Appeal from a judgment of the County Court of Albany County (Herrick, J.), rendered February 1, 2013, convicting defendant upon his plea of guilty of the crime of grand larceny in the third degree.

In satisfaction of a two-count indictment, defendant pleaded guilty to grand larceny in the third degree. Under the terms of the plea agreement, he was permitted to participate in the drug court program and was advised that, if he successfully completed it, he would be allowed to withdraw his plea, plead guilty to petit larceny and be sentenced to time served. Defendant was further advised that, if he did not successfully complete the drug court program, he would be sentenced as a nonviolent predicate felony offender to a prison term ranging from a maximum of 31/2 to 7 years to a minimum of 2 to 4 years. Defendant did not successfully complete the drug court program and was sentenced to 2 to 4 years in prison. He now appeals.

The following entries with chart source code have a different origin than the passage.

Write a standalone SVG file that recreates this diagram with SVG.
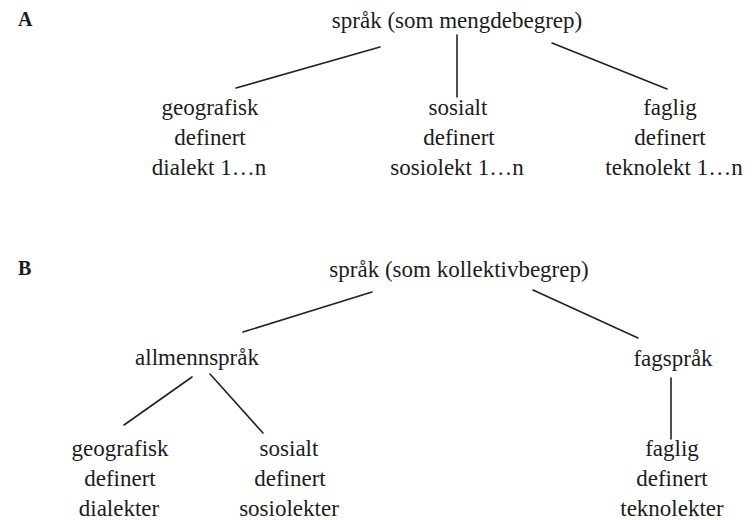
<svg xmlns="http://www.w3.org/2000/svg" width="754" height="520" viewBox="0 0 754 520">
<style>
text{font-family:"Liberation Serif","Times New Roman",serif;font-size:23px;fill:#1c1c1c;text-anchor:middle}
.lab{font-weight:bold;text-anchor:start;font-size:20px}
.edge{stroke:#222;stroke-width:1.6;fill:none;stroke-linecap:round}
</style>
<rect width="754" height="520" fill="#ffffff"/>
<g id="label-A"><text class="lab" x="18" y="26">A</text></g>
<g id="label-B"><text class="lab" x="18" y="275">B</text></g>

<g id="connectors">
<line class="edge" x1="380" y1="47" x2="236" y2="88"/>
<line class="edge" x1="457" y1="35" x2="457" y2="97"/>
<line class="edge" x1="552" y1="43" x2="667" y2="89"/>
<line class="edge" x1="372" y1="292" x2="243" y2="332"/>
<line class="edge" x1="533" y1="290" x2="638" y2="338"/>
<line class="edge" x1="192" y1="377" x2="124" y2="425"/>
<line class="edge" x1="210" y1="374" x2="263" y2="433"/>
<line class="edge" x1="671" y1="378" x2="671" y2="439"/>
</g>

<g id="a-root"><text x="457" y="28">språk (som mengdebegrep)</text></g>
<g id="a-geo"><text x="210" y="115">geografisk</text><text x="210" y="145">definert</text><text x="209" y="175">dialekt 1…n</text></g>
<g id="a-sos"><text x="458" y="115">sosialt</text><text x="459" y="145">definert</text><text x="457" y="175">sosiolekt 1…n</text></g>
<g id="a-fag"><text x="670" y="115">faglig</text><text x="670" y="145">definert</text><text x="674" y="175">teknolekt 1…n</text></g>

<g id="b-root"><text x="459" y="277">språk (som kollektivbegrep)</text></g>
<g id="b-allmenn"><text x="197" y="365">allmennspråk</text></g>
<g id="b-fagsprak"><text x="673" y="366">fagspråk</text></g>
<g id="b-geo"><text x="120" y="456">geografisk</text><text x="120" y="486">definert</text><text x="119" y="516">dialekter</text></g>
<g id="b-sos"><text x="289" y="456">sosialt</text><text x="290" y="486">definert</text><text x="289" y="516">sosiolekter</text></g>
<g id="b-fag"><text x="672" y="456">faglig</text><text x="672" y="486">definert</text><text x="672" y="516">teknolekter</text></g>
</svg>
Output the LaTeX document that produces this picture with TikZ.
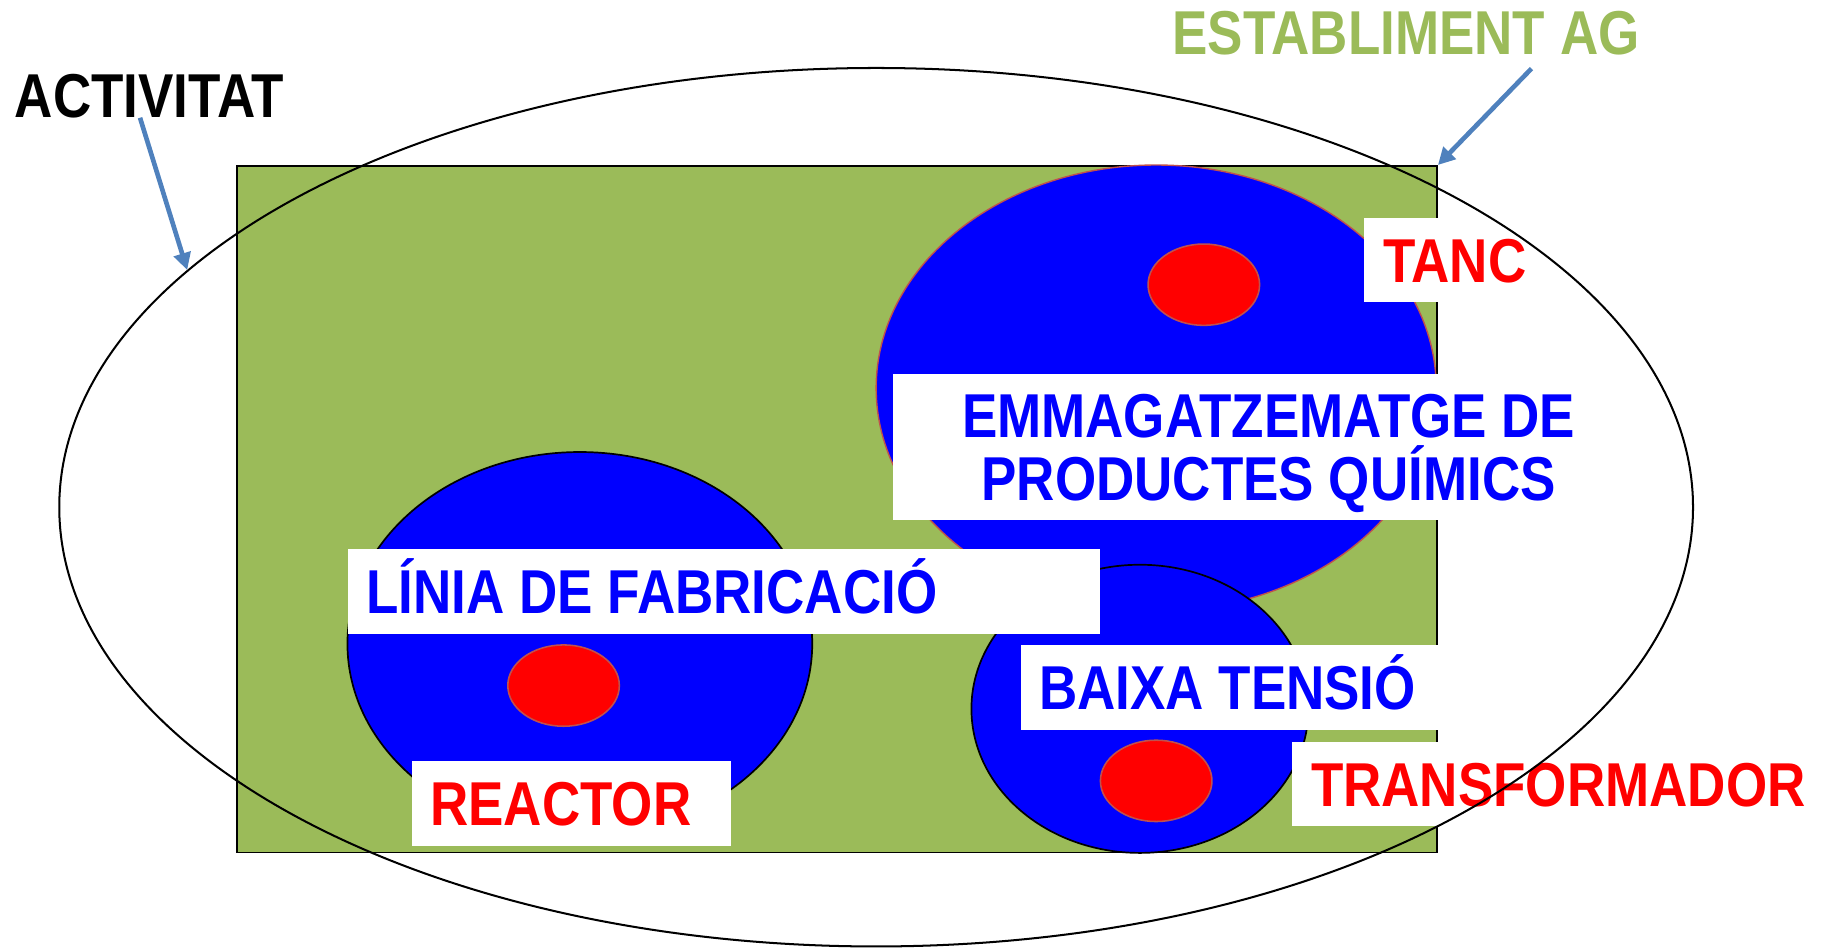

Defendant's sole contention is that County Court violated CPL 400.21 by failing to provide him with a copy of his predicate felony offender statement prior to sentencing him. However, given that he failed to raise an appropriate objection at sentencing, he has not preserved this claim for our review (see People v House, 119 AD3d 1289, 1290 [2014]; People v Morse, 111 AD3d 1161, 1161 [2013], lv denied 23 NY3d 1040 [2014]). In any event, upon reviewing the record, we find that there was substantial compliance with the statutory requirement (see People v House, 119 AD3d at 1290; People v Walton, 101 AD3d 1489, 1490 [2012], lv denied 20 NY3d 1105 [2013]).

Peters, P.J., McCarthy, Egan Jr. and Clark, JJ., concur. Ordered that the judgment is affirmed.